BEGIN

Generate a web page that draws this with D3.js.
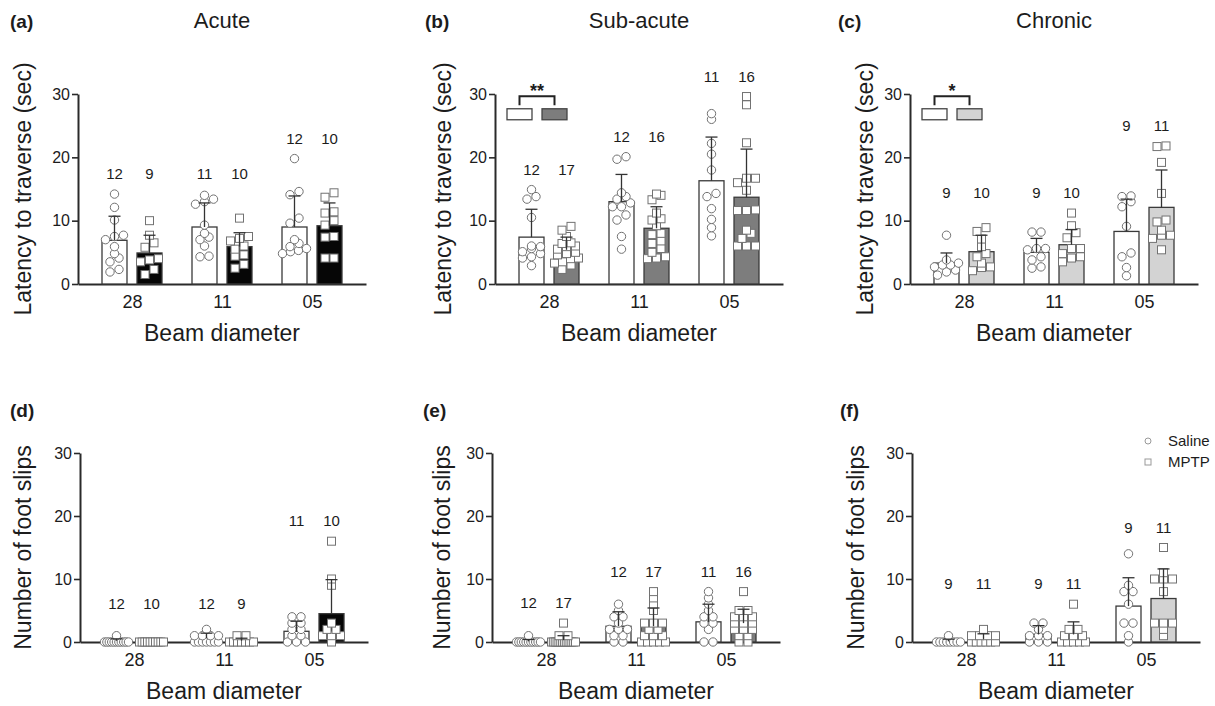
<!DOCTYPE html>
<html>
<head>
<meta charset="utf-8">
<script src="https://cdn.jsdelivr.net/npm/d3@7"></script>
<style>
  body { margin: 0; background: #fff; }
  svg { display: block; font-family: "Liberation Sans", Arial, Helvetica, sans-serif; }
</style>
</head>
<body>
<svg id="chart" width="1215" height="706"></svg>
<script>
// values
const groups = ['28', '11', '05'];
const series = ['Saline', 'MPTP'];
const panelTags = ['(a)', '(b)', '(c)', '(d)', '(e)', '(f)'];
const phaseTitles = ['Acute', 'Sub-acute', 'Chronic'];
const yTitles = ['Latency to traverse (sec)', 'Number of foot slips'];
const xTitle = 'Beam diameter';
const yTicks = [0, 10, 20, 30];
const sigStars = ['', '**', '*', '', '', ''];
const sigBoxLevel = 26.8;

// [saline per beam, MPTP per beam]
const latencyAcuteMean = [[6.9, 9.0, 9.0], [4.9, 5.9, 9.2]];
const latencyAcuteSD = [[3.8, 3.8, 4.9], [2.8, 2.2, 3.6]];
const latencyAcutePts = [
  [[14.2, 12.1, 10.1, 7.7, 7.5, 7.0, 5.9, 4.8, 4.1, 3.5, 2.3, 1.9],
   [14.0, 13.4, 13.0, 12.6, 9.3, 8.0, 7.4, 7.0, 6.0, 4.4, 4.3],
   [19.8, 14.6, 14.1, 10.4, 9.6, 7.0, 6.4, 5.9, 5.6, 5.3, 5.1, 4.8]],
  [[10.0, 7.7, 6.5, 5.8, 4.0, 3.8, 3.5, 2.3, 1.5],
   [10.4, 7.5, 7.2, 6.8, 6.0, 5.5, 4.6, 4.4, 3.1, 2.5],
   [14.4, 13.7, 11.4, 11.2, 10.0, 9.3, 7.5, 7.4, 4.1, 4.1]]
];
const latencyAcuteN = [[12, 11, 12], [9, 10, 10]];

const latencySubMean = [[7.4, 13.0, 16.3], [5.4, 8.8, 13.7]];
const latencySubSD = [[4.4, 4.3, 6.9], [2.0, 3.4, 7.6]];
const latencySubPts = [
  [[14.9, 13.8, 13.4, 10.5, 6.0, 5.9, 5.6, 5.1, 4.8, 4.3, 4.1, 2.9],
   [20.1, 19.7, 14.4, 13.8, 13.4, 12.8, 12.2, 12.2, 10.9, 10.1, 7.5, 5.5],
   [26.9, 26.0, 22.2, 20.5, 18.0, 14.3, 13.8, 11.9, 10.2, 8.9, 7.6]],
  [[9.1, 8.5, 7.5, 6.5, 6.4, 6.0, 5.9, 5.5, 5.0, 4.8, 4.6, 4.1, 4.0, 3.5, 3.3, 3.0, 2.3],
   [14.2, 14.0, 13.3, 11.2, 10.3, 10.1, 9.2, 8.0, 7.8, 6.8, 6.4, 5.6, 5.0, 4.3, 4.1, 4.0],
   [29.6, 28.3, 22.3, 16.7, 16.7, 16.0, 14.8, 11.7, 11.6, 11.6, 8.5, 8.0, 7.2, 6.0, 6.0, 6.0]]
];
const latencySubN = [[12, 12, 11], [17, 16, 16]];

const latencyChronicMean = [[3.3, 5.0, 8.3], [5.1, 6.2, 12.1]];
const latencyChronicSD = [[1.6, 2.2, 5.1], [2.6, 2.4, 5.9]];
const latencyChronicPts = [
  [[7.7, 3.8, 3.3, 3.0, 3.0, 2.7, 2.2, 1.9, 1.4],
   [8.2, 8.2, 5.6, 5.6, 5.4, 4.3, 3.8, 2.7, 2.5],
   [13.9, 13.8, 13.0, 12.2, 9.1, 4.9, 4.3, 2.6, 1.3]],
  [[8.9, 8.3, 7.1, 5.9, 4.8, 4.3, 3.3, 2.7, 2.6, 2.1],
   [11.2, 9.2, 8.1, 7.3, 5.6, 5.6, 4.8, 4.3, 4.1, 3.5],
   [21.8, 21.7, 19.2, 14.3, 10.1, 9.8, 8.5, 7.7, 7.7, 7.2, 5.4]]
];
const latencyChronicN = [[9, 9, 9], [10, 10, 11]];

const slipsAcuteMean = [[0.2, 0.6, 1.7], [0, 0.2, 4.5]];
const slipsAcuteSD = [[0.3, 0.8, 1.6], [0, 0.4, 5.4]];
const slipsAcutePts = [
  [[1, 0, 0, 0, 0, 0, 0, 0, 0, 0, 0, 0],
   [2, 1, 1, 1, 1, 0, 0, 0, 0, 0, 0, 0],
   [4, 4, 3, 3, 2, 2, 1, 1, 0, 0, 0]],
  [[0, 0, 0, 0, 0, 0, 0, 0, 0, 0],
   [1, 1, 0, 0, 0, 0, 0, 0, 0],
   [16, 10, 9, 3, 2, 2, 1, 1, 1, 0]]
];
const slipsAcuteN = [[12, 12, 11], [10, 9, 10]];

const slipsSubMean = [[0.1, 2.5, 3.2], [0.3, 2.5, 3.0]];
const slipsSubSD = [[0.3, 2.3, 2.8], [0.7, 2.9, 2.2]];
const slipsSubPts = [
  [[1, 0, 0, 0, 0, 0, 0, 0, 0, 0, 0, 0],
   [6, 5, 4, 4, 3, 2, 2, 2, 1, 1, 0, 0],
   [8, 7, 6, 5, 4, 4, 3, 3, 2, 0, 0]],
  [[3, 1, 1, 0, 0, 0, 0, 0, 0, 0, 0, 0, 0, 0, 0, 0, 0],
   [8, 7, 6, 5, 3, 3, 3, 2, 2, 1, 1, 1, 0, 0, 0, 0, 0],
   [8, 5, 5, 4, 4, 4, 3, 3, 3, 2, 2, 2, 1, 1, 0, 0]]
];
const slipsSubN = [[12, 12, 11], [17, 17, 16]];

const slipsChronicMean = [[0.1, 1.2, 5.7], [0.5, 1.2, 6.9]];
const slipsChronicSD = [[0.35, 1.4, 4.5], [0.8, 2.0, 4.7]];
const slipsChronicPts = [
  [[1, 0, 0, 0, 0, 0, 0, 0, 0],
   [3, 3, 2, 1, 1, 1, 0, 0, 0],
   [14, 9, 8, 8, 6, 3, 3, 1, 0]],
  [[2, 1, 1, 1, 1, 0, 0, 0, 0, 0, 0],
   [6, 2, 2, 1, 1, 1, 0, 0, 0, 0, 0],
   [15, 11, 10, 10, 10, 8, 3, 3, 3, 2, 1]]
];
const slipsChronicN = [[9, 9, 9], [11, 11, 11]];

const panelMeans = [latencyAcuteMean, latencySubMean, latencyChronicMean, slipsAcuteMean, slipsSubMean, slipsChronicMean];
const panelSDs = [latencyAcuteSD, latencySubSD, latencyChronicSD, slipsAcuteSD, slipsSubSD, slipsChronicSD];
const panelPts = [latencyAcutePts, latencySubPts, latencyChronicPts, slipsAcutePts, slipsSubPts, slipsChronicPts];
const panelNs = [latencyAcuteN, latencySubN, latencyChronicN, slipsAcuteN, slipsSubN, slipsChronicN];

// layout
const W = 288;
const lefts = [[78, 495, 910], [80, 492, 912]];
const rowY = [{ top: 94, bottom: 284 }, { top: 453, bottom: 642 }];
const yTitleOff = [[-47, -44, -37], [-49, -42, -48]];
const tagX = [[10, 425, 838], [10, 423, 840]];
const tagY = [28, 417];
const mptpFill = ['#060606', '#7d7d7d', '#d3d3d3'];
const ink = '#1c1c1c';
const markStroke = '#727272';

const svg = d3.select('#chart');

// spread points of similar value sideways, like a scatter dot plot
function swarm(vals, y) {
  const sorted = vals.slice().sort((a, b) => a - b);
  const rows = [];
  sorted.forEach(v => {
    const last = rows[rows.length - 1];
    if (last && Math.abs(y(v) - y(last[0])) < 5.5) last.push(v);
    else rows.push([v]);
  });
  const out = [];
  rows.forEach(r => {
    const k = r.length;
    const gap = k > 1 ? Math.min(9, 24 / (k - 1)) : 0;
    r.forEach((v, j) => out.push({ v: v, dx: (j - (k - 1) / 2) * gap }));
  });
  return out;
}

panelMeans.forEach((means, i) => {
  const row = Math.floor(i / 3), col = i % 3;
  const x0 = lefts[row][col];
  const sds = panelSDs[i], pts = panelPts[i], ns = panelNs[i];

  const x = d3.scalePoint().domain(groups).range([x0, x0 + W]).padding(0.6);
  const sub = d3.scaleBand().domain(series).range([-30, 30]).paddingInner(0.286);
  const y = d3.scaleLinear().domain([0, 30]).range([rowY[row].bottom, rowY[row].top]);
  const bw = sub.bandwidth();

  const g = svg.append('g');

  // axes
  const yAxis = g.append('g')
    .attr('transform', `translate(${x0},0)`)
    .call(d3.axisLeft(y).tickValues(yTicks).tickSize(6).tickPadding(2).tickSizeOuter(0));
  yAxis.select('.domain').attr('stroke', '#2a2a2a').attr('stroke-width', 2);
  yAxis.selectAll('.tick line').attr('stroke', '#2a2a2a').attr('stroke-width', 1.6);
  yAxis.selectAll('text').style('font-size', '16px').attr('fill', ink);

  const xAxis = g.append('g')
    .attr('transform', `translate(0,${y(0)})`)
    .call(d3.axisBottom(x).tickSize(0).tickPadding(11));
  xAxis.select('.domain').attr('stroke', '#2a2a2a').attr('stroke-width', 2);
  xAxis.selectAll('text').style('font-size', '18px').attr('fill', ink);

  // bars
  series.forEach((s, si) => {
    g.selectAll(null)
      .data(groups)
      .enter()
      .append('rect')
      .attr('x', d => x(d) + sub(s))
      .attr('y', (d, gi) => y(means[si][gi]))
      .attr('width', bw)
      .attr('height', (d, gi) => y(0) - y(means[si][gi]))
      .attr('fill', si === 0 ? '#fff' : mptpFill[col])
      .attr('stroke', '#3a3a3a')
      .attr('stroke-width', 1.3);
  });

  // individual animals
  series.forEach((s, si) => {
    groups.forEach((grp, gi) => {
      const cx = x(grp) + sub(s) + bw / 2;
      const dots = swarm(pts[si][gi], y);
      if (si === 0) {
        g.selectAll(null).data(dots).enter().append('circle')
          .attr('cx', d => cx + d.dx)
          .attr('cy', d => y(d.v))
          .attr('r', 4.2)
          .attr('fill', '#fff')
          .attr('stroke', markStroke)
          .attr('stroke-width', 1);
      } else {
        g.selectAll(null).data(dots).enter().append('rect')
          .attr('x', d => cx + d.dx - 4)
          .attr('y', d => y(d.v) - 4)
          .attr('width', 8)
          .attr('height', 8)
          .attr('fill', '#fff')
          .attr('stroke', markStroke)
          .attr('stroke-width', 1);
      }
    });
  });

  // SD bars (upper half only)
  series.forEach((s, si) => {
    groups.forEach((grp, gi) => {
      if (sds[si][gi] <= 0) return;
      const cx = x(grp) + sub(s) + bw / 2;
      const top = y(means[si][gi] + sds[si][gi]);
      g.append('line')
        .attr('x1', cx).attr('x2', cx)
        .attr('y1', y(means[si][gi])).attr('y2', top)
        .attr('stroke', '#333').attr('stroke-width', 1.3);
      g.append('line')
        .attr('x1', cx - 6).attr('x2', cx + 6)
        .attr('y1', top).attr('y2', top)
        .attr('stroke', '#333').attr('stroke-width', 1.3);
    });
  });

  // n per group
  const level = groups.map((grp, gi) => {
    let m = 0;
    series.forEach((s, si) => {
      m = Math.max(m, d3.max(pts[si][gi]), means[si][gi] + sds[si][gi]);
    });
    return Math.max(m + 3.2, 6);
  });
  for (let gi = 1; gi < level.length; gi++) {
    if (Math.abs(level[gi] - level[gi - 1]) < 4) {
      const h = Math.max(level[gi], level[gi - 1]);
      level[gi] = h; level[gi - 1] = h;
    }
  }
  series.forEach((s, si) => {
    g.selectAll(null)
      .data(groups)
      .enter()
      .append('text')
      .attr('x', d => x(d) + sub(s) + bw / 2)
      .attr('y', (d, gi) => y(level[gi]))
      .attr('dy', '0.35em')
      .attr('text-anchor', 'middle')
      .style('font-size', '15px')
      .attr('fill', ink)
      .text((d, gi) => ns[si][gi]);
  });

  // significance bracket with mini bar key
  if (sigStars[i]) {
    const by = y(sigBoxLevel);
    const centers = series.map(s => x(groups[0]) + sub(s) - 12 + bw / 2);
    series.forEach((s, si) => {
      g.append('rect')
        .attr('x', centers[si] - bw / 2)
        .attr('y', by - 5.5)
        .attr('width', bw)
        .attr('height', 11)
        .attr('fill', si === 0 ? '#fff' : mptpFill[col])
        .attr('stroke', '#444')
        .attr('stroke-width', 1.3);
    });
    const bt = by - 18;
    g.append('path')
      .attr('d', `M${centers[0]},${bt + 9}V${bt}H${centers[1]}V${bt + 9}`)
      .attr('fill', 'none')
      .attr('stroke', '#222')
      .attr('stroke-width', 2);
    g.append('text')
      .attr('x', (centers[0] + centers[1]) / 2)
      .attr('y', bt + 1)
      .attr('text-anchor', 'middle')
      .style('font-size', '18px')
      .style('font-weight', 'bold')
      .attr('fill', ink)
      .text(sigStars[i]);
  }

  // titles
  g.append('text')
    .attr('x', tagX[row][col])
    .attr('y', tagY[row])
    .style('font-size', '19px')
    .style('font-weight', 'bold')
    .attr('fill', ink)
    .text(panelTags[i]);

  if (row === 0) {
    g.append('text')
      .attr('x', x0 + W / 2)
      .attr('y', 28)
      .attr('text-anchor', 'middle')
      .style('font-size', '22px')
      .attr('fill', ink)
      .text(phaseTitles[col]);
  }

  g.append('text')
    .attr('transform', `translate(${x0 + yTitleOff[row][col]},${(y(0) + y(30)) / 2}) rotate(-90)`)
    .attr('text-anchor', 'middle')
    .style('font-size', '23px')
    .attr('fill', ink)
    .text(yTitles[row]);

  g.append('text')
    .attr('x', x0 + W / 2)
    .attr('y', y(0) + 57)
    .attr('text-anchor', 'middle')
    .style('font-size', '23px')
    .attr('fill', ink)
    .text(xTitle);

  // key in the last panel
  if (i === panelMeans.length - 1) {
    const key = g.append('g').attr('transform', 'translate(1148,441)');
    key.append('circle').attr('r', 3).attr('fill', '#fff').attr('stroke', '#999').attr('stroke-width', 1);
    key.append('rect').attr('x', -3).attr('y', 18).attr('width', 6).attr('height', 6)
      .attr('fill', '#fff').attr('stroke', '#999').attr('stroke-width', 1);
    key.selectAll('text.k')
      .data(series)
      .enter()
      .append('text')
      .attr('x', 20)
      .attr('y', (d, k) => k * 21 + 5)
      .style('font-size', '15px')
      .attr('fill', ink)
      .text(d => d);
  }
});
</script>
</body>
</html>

END

Exercise requirements — Your task is to reproduce exactly the lines from the start of the data above through the line containing "const sigBoxLevel = 26.8;", leaving every picture out.

Exercise output —
Generate a web page that draws this with D3.js.
<!DOCTYPE html>
<html>
<head>
<meta charset="utf-8">
<script src="https://cdn.jsdelivr.net/npm/d3@7"></script>
<style>
  body { margin: 0; background: #fff; }
  svg { display: block; font-family: "Liberation Sans", Arial, Helvetica, sans-serif; }
</style>
</head>
<body>
<svg id="chart" width="1215" height="706"></svg>
<script>
// values
const groups = ['28', '11', '05'];
const series = ['Saline', 'MPTP'];
const panelTags = ['(a)', '(b)', '(c)', '(d)', '(e)', '(f)'];
const phaseTitles = ['Acute', 'Sub-acute', 'Chronic'];
const yTitles = ['Latency to traverse (sec)', 'Number of foot slips'];
const xTitle = 'Beam diameter';
const yTicks = [0, 10, 20, 30];
const sigStars = ['', '**', '*', '', '', ''];
const sigBoxLevel = 26.8;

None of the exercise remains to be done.